Under Iraqi nationalists, the Nazi propaganda began to infiltrate the country, as Nazi Germany was anxious to expand its influence in the Arab world. Dr. Fritz Grobba, who resided in Iraq since 1932, began vigorously and systematically to disseminate hateful propaganda against Jews. Among other things, Arabic translation of Mein Kampf was published and Radio Berlin had begun broadcasting in Arabic language. Anti-Jewish policies had been implemented since 1934, and the confidence of Jews was further shaken by the growing crisis in Palestine in 1936. Between 1936 and 1939 ten Jews were murdered and on eight occasions bombs were thrown on Jewish locations.

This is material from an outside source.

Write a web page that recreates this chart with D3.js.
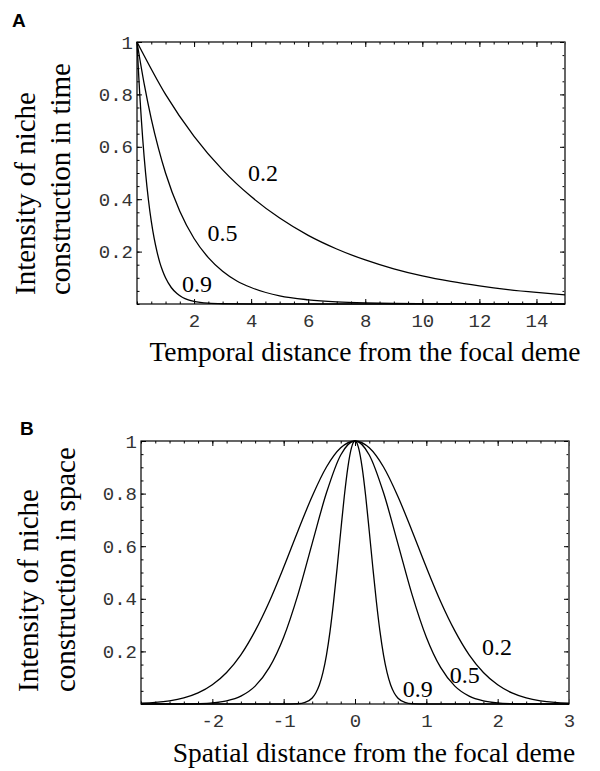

In 1941, following Rashid Ali's pro-Axis coup, riots known as the Farhud broke out in Baghdad. Following a widespread propaganda campaign, an anti-Jewish pogrom erupted in the final days of the regime in Baghdad, leading to deaths of 180 Jews and another 240 wounded; 586 Jewish-owned businesses were looted and 99 Jewish houses were destroyed. The Farhud pogrom was a shocking event to Iraqi Jewish community, with much of Jewish property seized and as many as 50,000 Iraqi Jews affected. Many displaced Iraqi Jews began fleeing for Israel reaching a rate of 1,000 per year by 1949. Some 10,000 Jews left Iraq in 1941–1949, following the Farhud.

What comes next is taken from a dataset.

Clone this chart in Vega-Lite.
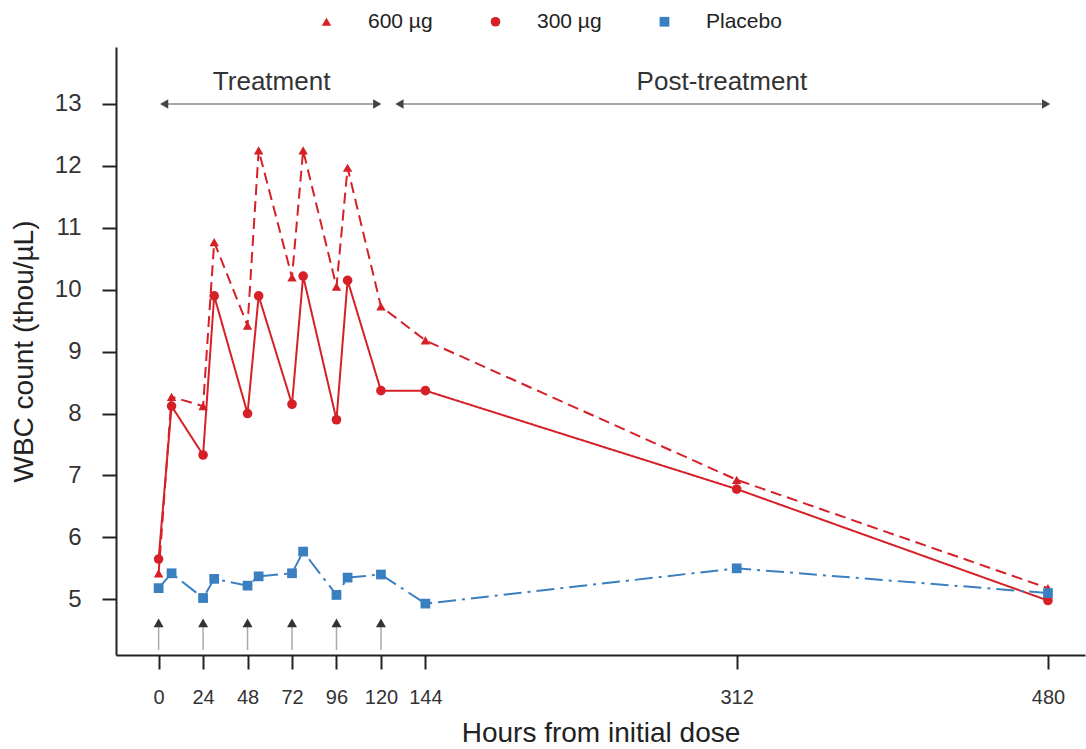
{
  "$schema": "https://vega.github.io/schema/vega-lite/v6.json",
  "width": 969,
  "height": 608,
  "autosize": {"type": "none"},
  "padding": {"left": 116, "top": 47, "right": 1, "bottom": 94},
  "config": {
    "font": "Liberation Sans",
    "view": {"stroke": null},
    "axis": {"grid": false, "domainColor": "#222", "domainWidth": 2, "tickColor": "#222", "tickWidth": 2, "tickSize": 14, "labelColor": "#333", "titleFontSize": 28, "titleFontWeight": "normal", "titleColor": "#222"}
  },
  "datasets": {
    "wbc": [
      {"h": 0, "v": 5.42, "g": "600 µg"}, {"h": 7, "v": 8.27, "g": "600 µg"}, {"h": 24, "v": 8.12, "g": "600 µg"}, {"h": 30, "v": 10.77, "g": "600 µg"}, {"h": 48, "v": 9.42, "g": "600 µg"}, {"h": 54, "v": 12.25, "g": "600 µg"}, {"h": 72, "v": 10.2, "g": "600 µg"}, {"h": 78, "v": 12.25, "g": "600 µg"}, {"h": 96, "v": 10.05, "g": "600 µg"}, {"h": 102, "v": 11.97, "g": "600 µg"}, {"h": 120, "v": 9.73, "g": "600 µg"}, {"h": 144, "v": 9.18, "g": "600 µg"}, {"h": 312, "v": 6.93, "g": "600 µg"}, {"h": 480, "v": 5.18, "g": "600 µg"},
      {"h": 0, "v": 5.65, "g": "300 µg"}, {"h": 7, "v": 8.12, "g": "300 µg"}, {"h": 24, "v": 7.33, "g": "300 µg"}, {"h": 30, "v": 9.9, "g": "300 µg"}, {"h": 48, "v": 8.0, "g": "300 µg"}, {"h": 54, "v": 9.9, "g": "300 µg"}, {"h": 72, "v": 8.15, "g": "300 µg"}, {"h": 78, "v": 10.22, "g": "300 µg"}, {"h": 96, "v": 7.9, "g": "300 µg"}, {"h": 102, "v": 10.15, "g": "300 µg"}, {"h": 120, "v": 8.37, "g": "300 µg"}, {"h": 144, "v": 8.37, "g": "300 µg"}, {"h": 312, "v": 6.78, "g": "300 µg"}, {"h": 480, "v": 4.98, "g": "300 µg"},
      {"h": 0, "v": 5.18, "g": "Placebo"}, {"h": 7, "v": 5.42, "g": "Placebo"}, {"h": 24, "v": 5.02, "g": "Placebo"}, {"h": 30, "v": 5.33, "g": "Placebo"}, {"h": 48, "v": 5.22, "g": "Placebo"}, {"h": 54, "v": 5.37, "g": "Placebo"}, {"h": 72, "v": 5.42, "g": "Placebo"}, {"h": 78, "v": 5.77, "g": "Placebo"}, {"h": 96, "v": 5.07, "g": "Placebo"}, {"h": 102, "v": 5.35, "g": "Placebo"}, {"h": 120, "v": 5.4, "g": "Placebo"}, {"h": 144, "v": 4.93, "g": "Placebo"}, {"h": 312, "v": 5.5, "g": "Placebo"}, {"h": 480, "v": 5.1, "g": "Placebo"}
    ],
    "doses": [{"h": 0}, {"h": 24}, {"h": 48}, {"h": 72}, {"h": 96}, {"h": 120}],
    "spans": [
      {"start": 3, "end": 118, "mid": 61, "label": "Treatment"},
      {"start": 130, "end": 479, "mid": 304, "label": "Post-treatment"}
    ]
  },
  "layer": [
    {
      "data": {"name": "doses"},
      "mark": {"type": "rule", "color": "#aaa", "strokeWidth": 1.5},
      "encoding": {
        "x": {"field": "h", "type": "quantitative"},
        "y": {"datum": 4.18, "type": "quantitative"},
        "y2": {"datum": 4.58}
      }
    },
    {
      "data": {"name": "doses"},
      "mark": {"type": "point", "shape": "triangle-up", "filled": true, "color": "#333", "size": 100, "opacity": 1},
      "encoding": {
        "x": {"field": "h", "type": "quantitative"},
        "y": {"datum": 4.62, "type": "quantitative"}
      }
    },
    {
      "data": {"name": "spans"},
      "mark": {"type": "rule", "color": "#888", "strokeWidth": 1.5},
      "encoding": {
        "x": {"field": "start", "type": "quantitative"},
        "x2": {"field": "end"},
        "y": {"datum": 13, "type": "quantitative"}
      }
    },
    {
      "data": {"name": "spans"},
      "mark": {"type": "point", "shape": "triangle-left", "filled": true, "color": "#444", "size": 90, "opacity": 1},
      "encoding": {
        "x": {"field": "start", "type": "quantitative"},
        "y": {"datum": 13, "type": "quantitative"}
      }
    },
    {
      "data": {"name": "spans"},
      "mark": {"type": "point", "shape": "triangle-right", "filled": true, "color": "#444", "size": 90, "opacity": 1},
      "encoding": {
        "x": {"field": "end", "type": "quantitative"},
        "y": {"datum": 13, "type": "quantitative"}
      }
    },
    {
      "data": {"name": "spans"},
      "mark": {"type": "text", "fontSize": 26, "color": "#333", "baseline": "alphabetic"},
      "encoding": {
        "x": {"field": "mid", "type": "quantitative"},
        "y": {"datum": 13.22, "type": "quantitative"},
        "text": {"field": "label"}
      }
    },
    {
      "data": {"name": "wbc"},
      "mark": {"type": "line", "strokeWidth": 2},
      "encoding": {
        "x": {"field": "h", "type": "quantitative", "scale": {"domain": [-23, 500], "nice": false, "zero": false}, "axis": {"values": [0, 24, 48, 72, 96, 120, 144, 312, 480], "title": "Hours from initial dose", "labelFontSize": 20, "labelPadding": 18, "titlePadding": 12}},
        "y": {"field": "v", "type": "quantitative", "scale": {"domain": [4.1, 13.92], "nice": false, "zero": false}, "axis": {"values": [5, 6, 7, 8, 9, 10, 11, 12, 13], "format": "d", "title": "WBC count (thou/µL)", "labelFontSize": 24, "labelPadding": 21, "titlePadding": 16}},
        "color": {"field": "g", "type": "nominal", "scale": {"domain": ["600 µg", "300 µg", "Placebo"], "range": ["#d62027", "#d62027", "#3a7fc0"]}, "legend": {"orient": "none", "legendX": 200, "legendY": -36, "direction": "horizontal", "title": null, "labelFontSize": 21, "labelColor": "#222", "symbolType": "stroke", "symbolSize": 1936, "symbolStrokeWidth": 2, "columnPadding": 52, "labelOffset": 31,
          "encode": {"symbols": {"update": {
            "shape": {"signal": "datum.value === '600 µg' ? 'M-1,-0.045L-0.68,-0.045L-0.68,0.045L-1,0.045ZM-0.47,-0.045L-0.26,-0.045L-0.26,0.045L-0.47,0.045ZM0.26,-0.045L0.47,-0.045L0.47,0.045L0.26,0.045ZM0.68,-0.045L1,-0.045L1,0.045L0.68,0.045ZM-0.25,0.2L0,-0.25L0.25,0.2Z' : datum.value === '300 µg' ? 'M-1,-0.045L-0.2,-0.045L-0.2,0.045L-1,0.045ZM0.2,-0.045L1,-0.045L1,0.045L0.2,0.045ZM0.2,0A0.2,0.2,0,1,1,-0.2,0A0.2,0.2,0,1,1,0.2,0Z' : 'M-1,-0.045L-0.19,-0.045L-0.19,0.045L-1,0.045ZM0.3,-0.045L0.55,-0.045L0.55,0.045L0.3,0.045ZM0.75,-0.045L1,-0.045L1,0.045L0.75,0.045ZM-0.19,-0.19L0.19,-0.19L0.19,0.19L-0.19,0.19Z'"},
            "size": {"value": 1936},
            "fill": {"signal": "datum.value === 'Placebo' ? '#3a7fc0' : '#d62027'"},
            "strokeWidth": {"value": 0},
            "fillOpacity": {"value": 1},
            "opacity": {"value": 1}
          }}}}},
        "strokeDash": {"field": "g", "type": "nominal", "scale": {"domain": ["600 µg", "300 µg", "Placebo"], "range": [[11, 6], [1, 0], [18, 6, 3, 6]]}, "legend": null}
      }
    },
    {
      "data": {"name": "wbc"},
      "transform": [{"calculate": "datum.g", "as": "series"}],
      "mark": {"type": "point", "filled": true, "opacity": 1, "strokeWidth": 0},
      "encoding": {
        "x": {"field": "h", "type": "quantitative"},
        "y": {"field": "v", "type": "quantitative"},
        "fill": {"field": "series", "type": "nominal", "scale": {"domain": ["600 µg", "300 µg", "Placebo"], "range": ["#d62027", "#d62027", "#3a7fc0"]}, "legend": null},
        "size": {"field": "series", "type": "nominal", "scale": {"domain": ["600 µg", "300 µg", "Placebo"], "range": [90, 95, 100]}, "legend": null},
        "shape": {"field": "series", "type": "nominal", "scale": {"domain": ["600 µg", "300 µg", "Placebo"], "range": ["triangle-up", "circle", "square"]}, "legend": null}
      }
    }
  ]
}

In 1948, there were approximately 150,000 Jews in Iraq. The community was concentrated in Baghdad and Basra. By 2003, there were only about 100 left of this previously thriving community. Around 8,000 Jews left Iraq between 1919–48, with another 2,000 leaving between mid-1948 to mid-1950. However, in the wake of the 1950 Denaturalisation Act and the 1950-51 Baghdad bombings, more than 120,000 Jews left the country in less than a year. The Iraqi government convicted and hanged a number of suspected Zionist agents for perpetrating the bombings, but the issue of who was responsible remains a subject of scholarly dispute.
Like most Arab League states, Iraq initially forbade the emigration of its Jews after the 1948 war on the grounds that allowing them to go to Israel would strengthen that state. However, by 1949 Jews were escaping Iraq at about a rate of 1,000 a month.
In March 1950, hoping to stem the flow of assets from the country, Iraq passed a law of one year duration allowing Jews to emigrate on the condition of relinquishing their Iraqi citizenship. They were motivated, according to Ian Black, by "economic considerations, chief of which was that almost all the property of departing Jews reverted to the state treasury" and also that "Jews were seen as a restive and potentially troublesome minority that the country was best rid of." Israel was at first reluctant to absorb all the Jews, but eventually yielded and mounted an operation called "Ezra and Nehemiah" to bring as many of the Iraqi Jews as possible to Israel.
The Zionist movement at first tried to regulate the amount of registrants until issues relating to their legal status were clarified. Later, it allowed everyone to register. Two weeks after the law went into force, the Iraqi interior minister demanded a CID investigation over why Jews were not registering. A few hours after the movement allowed registration, four Jew were injured in a bomb attack at a café in Baghdad.
On August 21, 1950, Nuri As-said, the Iraqi minister of interior, threatened to revoke the license of the company transporting the Jewish exodus if it did not fulfill its daily quota of 500 Jews. On September 18, 1950, he summoned a representative of the Jewish community and claimed Israel was behind the delay, threatening to "take them to the borders" and forcibly expel the Jews. On October 12, 1950, Nuri as-said summoned a senior official of the transport company and made similar threats, justifying the expulsion of Jews by the number of Palestinian Arabs fleeing from Israel.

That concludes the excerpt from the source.